Labios.

Los labios, hilo de escarlata sobre el rostro de la amada (Cant 4,3), destilan la miel untuosa de la palabra (4,11), son incluso la palabra (Job 16,5) en estado naciente. A diferencia de la lengua, órgano activo que sirve para hablar, los labios y la boca esperan que se los abra para expresar el fondo del corazón:

1. Los labios y el corazón.

Los labios están al servicio del corazón, bueno o malo (Prov 10,32; 15,7; 24,2). Revelan sus cualidades: la gracia del rey ideal (Sal 45,3) o el reclamo engañoso de la extranjero (Prov 5,3; 7,21). En el pecador se ponen al servicio de la doblez, con su cortejo de mentira, de artimañas y de calumnia (Prov 4,24; 12, 22; Sal 120,2; Eclo 51,2); pueden incluso ocultar tras un rostro placentero la maldad íntima: “Barniz sobre vasija de barro son los labios lisonjeros con corazón malvado” (Prov 26,23). Doblez que afecta al diálogo con Dios: “este pueblo me honra con sus labios, pero su corazón está lejos de mí” (Mt 15,8 = Is 29,31).

En oposición con esta doblez, se diseña el ideal de aquel cuyos labios son siempre sinceros y justos (Sal 17,1; Prov 10,18-21; 23,15s). Pero para guardarlos así de toda palabra embustera (Sal 34,14 = 1Pe 3,10), es preciso que Dios mismo los instruya (Prov 22,17s); es preciso que estén colgados de los labios de Dios con la obediencia y la fidelidad (Sal 17,4; Job 23,12): “Pon, Señor, guardia en mi boca y vela a la puerta de mis labios” (Sal 141,3; cf. Eclo 22,27s).
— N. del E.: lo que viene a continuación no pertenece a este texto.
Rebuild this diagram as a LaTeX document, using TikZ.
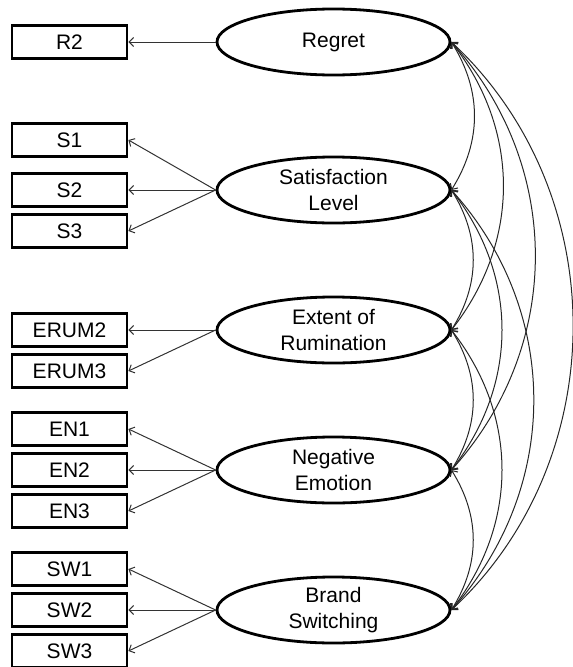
\documentclass[tikz,border=0pt]{standalone}
\usepackage{fontspec}
\setmainfont{Liberation Sans}
\usetikzlibrary{shapes.geometric,arrows.meta}

\tikzset{
  item/.style={draw, line width=2.8pt, minimum width=115pt, minimum height=33pt,
    inner sep=0pt, font=\fontsize{21}{24}\selectfont},
  factor/.style={draw, ellipse, line width=2.8pt, minimum width=233pt, minimum height=66pt,
    inner sep=0pt, align=center, font=\fontsize{21}{25.5}\selectfont},
  load/.style={->, line width=1pt, draw=black!80},
  cov/.style={<->, line width=1pt, draw=black!85}
}

\begin{document}
\begin{tikzpicture}[x=1pt, y=-1pt, >={Straight Barb[length=4.5pt,width=9pt]}]
\useasboundingbox (0,0) rectangle (573,667);

% latent factors
\node[factor] (reg) at (333.5,42) {Regret};
\node[factor] (sat) at (333.5,190) {Satisfaction\\Level};
\node[factor] (ext) at (333.5,330) {Extent of\\Rumination};
\node[factor] (neg) at (333.5,470) {Negative\\Emotion};
\node[factor] (bra) at (333.5,610) {Brand\\Switching};

% indicators
\foreach \n/\y/\f in {R2/42/reg, S1/140/sat, S2/190/sat, S3/231/sat,
    ERUM2/330/ext, ERUM3/371/ext, EN1/429/neg, EN2/470/neg, EN3/511/neg,
    SW1/569/bra, SW2/610/bra, SW3/651/bra}{
  \node[item] (\n) at (69.5,\y) {\n};
  \draw[load] (\f.west) -- (\n.east);
}

% covariances
\foreach \a/\b/\k in {reg/sat/32, reg/ext/38, reg/neg/42, reg/bra/47,
    sat/ext/32, sat/neg/38, sat/bra/42, ext/neg/32, ext/bra/38, neg/bra/32}
  \draw[cov] (\a.east) to[bend left=\k] (\b.east);
\end{tikzpicture}
\end{document}
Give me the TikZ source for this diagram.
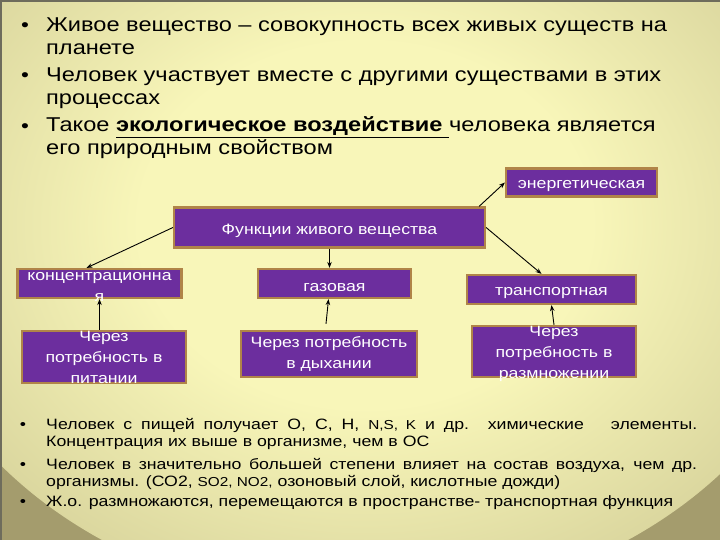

2. ¡Señor, abre mis labios!

Para obtener la gracia de la sencillez en el diálogo con otros sabe el salmista que necesita recurrir a Dios. Pero frente a Dios el hombre sólo puede confesar su profunda corrupción: “¡Ay de mí!, estoy perdido, pues soy un hombre de labios impuros, vivo en medio de un pueblo de labios impuros, y mis ojos han visto al rey, Yahveh Sabaot” (Is 6, 5). Sabe que debe glorificar y aclamar a Dios (cf. Sal 63,4.6), ofrecer una alabanza auténtica (Os 14,3), pero conoce también su impureza radical. No aguarda sencillamente a que Dios se digne abrirle los labios para dar una respuesta (Job 11,5): para que se le quite el pecado, sus labios deben ser purificados por el fuego (Is 6,6). En efecto, en su día “hará [Dios] a los pueblos labios puros” (Sof 3,9), como creará en ellos un corazón nuevo (Ez 36,26). Hoy tal esperanza se realiza en Jesucristo, “por el que podemos ofrecer un sacrificio de alabanza en todo tiempo, es decir, el fruto de labios que confiesan su nombre” (Heb 13,15).

Así pues, con la certeza de ser escuchado puede cada cual hacer esta oración: “Señor, abre mis labios, y mi boca anunciará tu alabanza” (Sal 51,17).